Even now, we can get together and pick back up as if no time at all had passed. I pulled up in front of her house and we started to talk and other than the hours while we were sleeping, the conversation never stopped. The little munchkin wearing the pink giraffe suit above is her sweet 18-month-old daughter Eliza.

January 12

January 12

Raina, Emmett, and I got up early this morning to go out for breakfast. We ate at a place that I’ve long heard about but never tried before and it was just as good as was foretold. I had zucchini migas and Raina had a spinach omelet so stuffed with greens that the eggs were positively green.

January 11

January 11

There was a long period of my life when I was always on the lookout for vintage waffle irons. It started when I was around nine years old and my dad’s 40 year old chrome model blew a connection and stopped heating on one side. He tried to replace it with a new model, but found all those made after 1970 to be entire inadequate to his needs. And so, it was a family effort to search out the old ones. It was never enough to have just one, either. Must like the British aristocracy, we needed to have both an heir and a spare.

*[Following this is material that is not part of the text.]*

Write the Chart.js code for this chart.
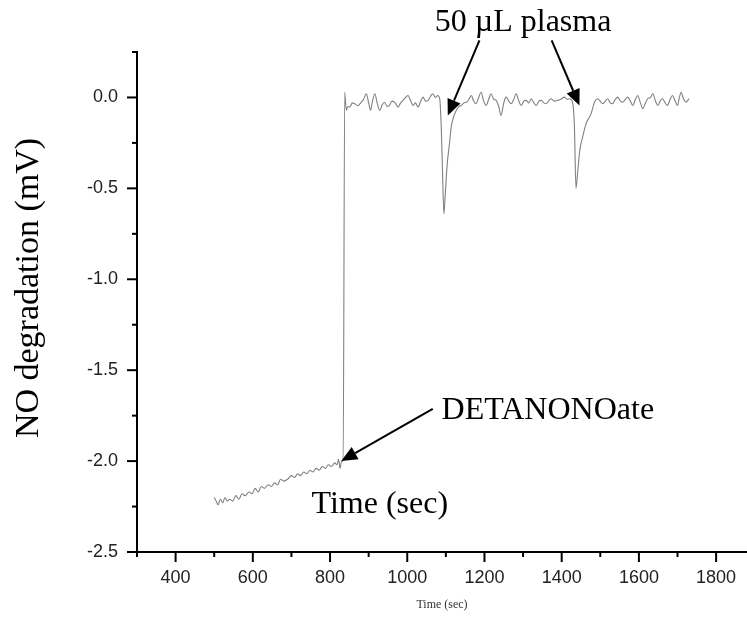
<!DOCTYPE html>
<html>

<head>
    <title>NO degradation</title>
    <style>
        body { margin: 0; background: #fff; }
        #grafico { display: block; }
    </style>
</head>

<body>
    <canvas id="grafico" width="747" height="617"></canvas>

    <script src="https://cdn.jsdelivr.net/npm/chart.js"></script>

    <script>
        // Dados
        var timeSec = [
            500, 505, 510, 516, 522, 528, 534, 540, 548, 556, 564, 572, 580, 590, 598, 606, 614, 622, 630, 640,
            648, 656, 664, 672, 680, 690, 700, 708, 716, 724, 732, 740, 748, 756, 764, 772, 780, 788, 796, 804,
            812, 818, 822, 826, 830, 834, 838, 842, 846, 851, 858, 864, 872, 881, 887, 894, 900, 905, 910, 916,
            922, 929, 935, 941, 948, 954, 960, 967, 972, 976, 983, 989, 996, 1002, 1009, 1015, 1021, 1028, 1035, 1041,
            1047, 1054, 1060, 1066, 1073, 1079, 1084, 1088, 1092, 1095, 1098, 1103, 1110, 1114, 1121, 1127, 1134, 1140, 1147, 1153,
            1160, 1166, 1172, 1178, 1185, 1191, 1198, 1204, 1211, 1217, 1224, 1230, 1237, 1243, 1250, 1256, 1263, 1269, 1276, 1282,
            1289, 1295, 1302, 1308, 1315, 1321, 1328, 1334, 1341, 1347, 1354, 1360, 1366, 1372, 1381, 1390, 1398, 1407, 1414, 1420,
            1428, 1433, 1437, 1441, 1447, 1454, 1463, 1476, 1485, 1493, 1500, 1506, 1513, 1519, 1526, 1532, 1539, 1545, 1552, 1558,
            1565, 1571, 1578, 1584, 1591, 1597, 1604, 1610, 1617, 1623, 1630, 1636, 1643, 1649, 1655, 1661, 1668, 1674, 1681, 1687,
            1694, 1700, 1705, 1709, 1716, 1722, 1730
        ];
        var signalMV = [
            -2.20, -2.22, -2.24, -2.21, -2.23, -2.20, -2.22, -2.21, -2.22, -2.19, -2.21, -2.18, -2.19, -2.17, -2.18, -2.15, -2.17, -2.14, -2.15, -2.13,
            -2.14, -2.12, -2.13, -2.10, -2.11, -2.10, -2.08, -2.09, -2.07, -2.08, -2.06, -2.07, -2.05, -2.06, -2.04, -2.05, -2.03, -2.04, -2.02, -2.03,
            -2.01, -2.02, -1.99, -2.04, -2.00, -2.00, 0.03, -0.07, -0.05, -0.053, -0.03, -0.035, -0.045, -0.026, -0.01, 0.020, -0.03, -0.071, -0.02, 0.020,
            -0.03, -0.071, -0.04, -0.026, -0.05, -0.044, -0.02, -0.026, -0.04, -0.053, -0.03, -0.016, 0.0, 0.011, -0.02, -0.044, -0.03, -0.053, -0.02, 0.002,
            -0.02, -0.016, 0.005, 0.020, 0.0, 0.011, -0.007, -0.16, -0.46, -0.64, -0.55, -0.38, -0.24, -0.16, -0.10, -0.071, -0.05, -0.044, -0.03, -0.026,
            -0.01, 0.011, -0.02, -0.035, 0.0, 0.029, -0.02, -0.044, -0.01, 0.020, -0.01, -0.016, -0.05, -0.099, -0.03, 0.002, -0.02, -0.035, -0.01, 0.020,
            -0.02, -0.044, -0.02, -0.016, -0.03, -0.007, -0.03, -0.044, -0.02, -0.016, -0.03, -0.035, -0.02, -0.007, -0.02, -0.016, -0.01, 0.002, -0.01, -0.007,
            -0.026, -0.16, -0.50, -0.42, -0.29, -0.22, -0.145, -0.09, -0.026, -0.007, -0.02, -0.035, -0.02, -0.007, -0.03, -0.035, -0.01, 0.002, -0.02, -0.026,
            -0.01, 0.002, -0.02, -0.044, -0.01, 0.011, -0.03, -0.062, -0.03, -0.007, 0.0, 0.020, -0.02, -0.044, -0.02, -0.007, -0.03, -0.044, -0.01, 0.011,
            -0.02, -0.044, 0.0, 0.029, -0.01, -0.026, -0.007
        ];

        // Eixos
        var xMin = 300, xMax = 1880;
        var yMin = -2.5, yMax = 0.25;
        var xTickValues = [300, 400, 500, 600, 700, 800, 900, 1000, 1100, 1200, 1300, 1400, 1500, 1600, 1700, 1800];
        var xTickLabels = ["400", "600", "800", "1000", "1200", "1400", "1600", "1800"];
        var yTickValues = [-2.5, -2.25, -2.0, -1.75, -1.5, -1.25, -1.0, -0.75, -0.5, -0.25, 0.0, 0.25];
        var yTickLabels = ["-2.5", "-2.0", "-1.5", "-1.0", "-0.5", "0.0"];

        // Anotações (em coordenadas de dados)
        var plasmaLabel = { text: "50 \u00b5L plasma", x: 1300, y: 0.41 };
        var plasmaArrows = [
            { from: [1187, 0.314], to: [1105, -0.099] },
            { from: [1374, 0.314], to: [1446, -0.044] }
        ];
        var detaLabel = { text: "DETANONOate", x: 1089, y: -1.725 };
        var detaArrow = { from: [1066, -1.713], to: [829, -2.0] };
        var timeLabel = { text: "Time (sec)", x: 929, y: -2.24 };

        var pontos = timeSec.map(function (t, i) { return { x: t, y: signalMV[i] }; });

        function seta(ctx, x0, y0, x1, y1) {
            var ang = Math.atan2(y1 - y0, x1 - x0);
            var len = 16, w = 7;
            var bx = x1 - len * Math.cos(ang), by = y1 - len * Math.sin(ang);
            ctx.beginPath();
            ctx.moveTo(x0, y0);
            ctx.lineTo(bx, by);
            ctx.stroke();
            ctx.beginPath();
            ctx.moveTo(x1, y1);
            ctx.lineTo(bx + w * Math.sin(ang), by - w * Math.cos(ang));
            ctx.lineTo(bx - w * Math.sin(ang), by + w * Math.cos(ang));
            ctx.closePath();
            ctx.fill();
        }

        var extras = {
            id: "extras",
            afterDraw: function (chart) {
                var ctx = chart.ctx, a = chart.chartArea;
                var x = chart.scales.x, y = chart.scales.y;
                ctx.save();
                ctx.strokeStyle = "#000";
                ctx.fillStyle = "#000";
                ctx.lineWidth = 2;

                // marcas dos eixos
                xTickValues.forEach(function (v) {
                    var px = x.getPixelForValue(v);
                    var len = (v % 200 === 0) ? 10 : 5;
                    ctx.beginPath();
                    ctx.moveTo(px, a.bottom);
                    ctx.lineTo(px, a.bottom + len);
                    ctx.stroke();
                });
                yTickValues.forEach(function (v) {
                    var py = y.getPixelForValue(v);
                    var len = (Math.abs(v * 2 - Math.round(v * 2)) < 1e-6) ? 10 : 5;
                    ctx.beginPath();
                    ctx.moveTo(a.left - len, py);
                    ctx.lineTo(a.left, py);
                    ctx.stroke();
                });

                // setas
                plasmaArrows.concat([detaArrow]).forEach(function (s) {
                    seta(ctx, x.getPixelForValue(s.from[0]), y.getPixelForValue(s.from[1]),
                        x.getPixelForValue(s.to[0]), y.getPixelForValue(s.to[1]));
                });

                // textos
                ctx.font = "32px 'Liberation Serif', 'Times New Roman', serif";
                ctx.textBaseline = "middle";
                ctx.textAlign = "center";
                ctx.fillText(plasmaLabel.text, x.getPixelForValue(plasmaLabel.x), y.getPixelForValue(plasmaLabel.y));
                ctx.fillText(timeLabel.text, x.getPixelForValue(timeLabel.x), y.getPixelForValue(timeLabel.y));
                ctx.textAlign = "left";
                ctx.fillText(detaLabel.text, x.getPixelForValue(detaLabel.x), y.getPixelForValue(detaLabel.y));

                // título do eixo y
                ctx.save();
                ctx.font = "34px 'Liberation Serif', 'Times New Roman', serif";
                ctx.translate(29, 288);
                ctx.rotate(-Math.PI / 2);
                ctx.textAlign = "center";
                ctx.fillText("NO degradation (mV)", 0, 0);
                ctx.restore();

                // título pequeno do eixo x
                ctx.font = "12px 'Liberation Serif', 'Times New Roman', serif";
                ctx.textAlign = "center";
                ctx.fillStyle = "#333";
                ctx.fillText("Time (sec)", (a.left + a.right) / 2, 605);

                ctx.restore();
            }
        };

        function fixarTicks(valores) {
            return function (s) {
                s.ticks = valores.map(function (v) { return { value: v }; });
            };
        }

        var ctx = document.getElementById("grafico").getContext("2d");
        var grafico = new Chart(ctx, {
            type: "line",
            data: {
                datasets: [{
                    data: pontos,
                    borderColor: "#808080",
                    borderWidth: 1.1,
                    pointRadius: 0,
                    cubicInterpolationMode: "monotone",
                    fill: false
                }]
            },
            options: {
                responsive: false,
                animation: false,
                layout: { padding: { top: 52, right: 0, left: 0, bottom: 0 } },
                plugins: {
                    legend: { display: false },
                    tooltip: { enabled: false }
                },
                scales: {
                    x: {
                        type: "linear",
                        min: xMin,
                        max: xMax,
                        afterBuildTicks: fixarTicks(xTickValues),
                        afterFit: function (s) { s.height = 65; },
                        grid: { drawOnChartArea: false, color: "transparent", tickColor: "transparent", tickLength: 10 },
                        border: { display: true, color: "#000", width: 2 },
                        ticks: {
                            autoSkip: false,
                            maxRotation: 0,
                            padding: 5,
                            color: "#222",
                            font: { family: "'Liberation Sans', Arial, sans-serif", size: 18 },
                            callback: function (v) {
                                var s = String(v);
                                return xTickLabels.indexOf(s) >= 0 ? s : "";
                            }
                        }
                    },
                    y: {
                        min: yMin,
                        max: yMax,
                        afterBuildTicks: fixarTicks(yTickValues),
                        afterFit: function (s) { s.width = 137; },
                        grid: { drawOnChartArea: false, color: "transparent", tickColor: "transparent", tickLength: 10 },
                        border: { display: true, color: "#000", width: 2 },
                        ticks: {
                            autoSkip: false,
                            padding: 9,
                            color: "#222",
                            font: { family: "'Liberation Sans', Arial, sans-serif", size: 18 },
                            callback: function (v) {
                                var s = Math.abs(v) < 1e-9 ? "0.0" : v.toFixed(1);
                                return yTickLabels.indexOf(s) >= 0 ? s : "";
                            }
                        }
                    }
                }
            },
            plugins: [extras]
        });
    </script>
</body>

</html>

When I moved out to Philadelphia, I continued the hunt and any time I found an old chrome bodied one for less than $10, it would come home with me. There was a time when I had four or five, but I’ve slimmed down the collection considerably since then.

One way that I divested myself of waffle irons was by shipping one to my sister a couple years back. This morning, we pulled it out and cooked up waffles for a crowd. Raina whipped up a gluten-free batter and I managed the iron. The first one was a complete disaster (as they so often are), but once the sacrifice to the waffle gods had been made, the rest came off gloriously brown and ready to receive syrup.

Truly, there’s nothing like a vintage waffle iron.

 

January 10

January 10

We did a lot today, but I didn’t manage to capture any of it with my big camera (I could tell you a long, boring story about how my purse is empty in the bottom of my suitcase because I carried a guitar onto the plane yesterday and so I’ve been walking around with just a phone and wallet, but I’ll spare you anything more than that). So moments before I climbed into bed, I snapped a picture of said bed.

The true picture that best represents today is this one that I shot with my phone, of being in the kitchen with my sister, making dinner. We cook together so naturally and it is such a pleasure.

Certainly it helps that we were raised in the same household and so learned to cook from the same person, but there’s something more than just that in play when we make a meal together. We share a rhythm, a culinary temperament, and a desire to balance flavor with virtue. It makes for darn good, fun food and I only wish we got to do it more often!

January 9

January 9

Today felt like two in one. I woke up a few minutes after 5 am, in order to shower and get myself to the airport for a flight to Austin, TX. After six hours of reading and doing a little work on an airplane (we stopped in Tampa on our way), Raina and Emmett met me at the airport.

Once I had retrieved my bag, Andrew drove around to pick us up with Trevor and Reese in the back of the minivan. (Trevor is an old camp friend of my sister’s who is in town for an Acro Yoga workshop. Reese is an old buddy of Andrew’s who came to see The Mother Hips perform). It’s quite the party at Casa Rose/Press this weekend!

When we were all tucked into the van, we had lunch at a Tex-Mex spot (that oddly, I’d eaten at once back in 2009 with some Philly people while in Austin for SXSWi) and then hit the Whole Foods mothership for groceries. After that, it was back to the ranch to play with Emmett, make dinner, and catch up. All told, I ended up being awake for nearly 20 hours straight.

It might be hard to tell, but the photo above documents the position Emmett worked his way into while sleeping. Because who doesn’t sleep best when their head is wedged underneath the arm of a foam armchair?

January 8

January 8

It might look like a regular old wooden spatula, but it’s actually a handmade spurtle (purchased at the PA Farm Show_. What’s a spurtle, you ask? It’s a traditional Scottish cooking tool. Pretty darn appropriate for this McClellan!

January 7

January 7

There aren’t many animals in my life these days. When I was kid, we always had pets. My parents adopted Freddie, a poodle-schnauzer mix, just before they got pregnant with me. After Freddie was hit by a car, we got Toasty, a sweet dog of unknown parentage. A black and white cat that accidentally ended up with the name Dinky joined the family when I was 13.

After Toasty died in 1995, we picked out Bonnie at the Troutdale animal shelter. She was a boarder collie/blue heeler mix and I still miss her. When I was in college, my parents picked up Uma, a massive calico, at a rest stop in Umatilla. Later, Raina started traveling for a living and her cat Woody moved in with my parents. These days, my parents have Little Pearl, a two-year-old cat they adopted a year ago when Woody’s absence became too much.

I am a pet person living in a building that doesn’t allow animals of any kind. Seeing all the sweet bunnies at the Farm Show reminded me how much I miss co-existing and caring for a little, furry creature.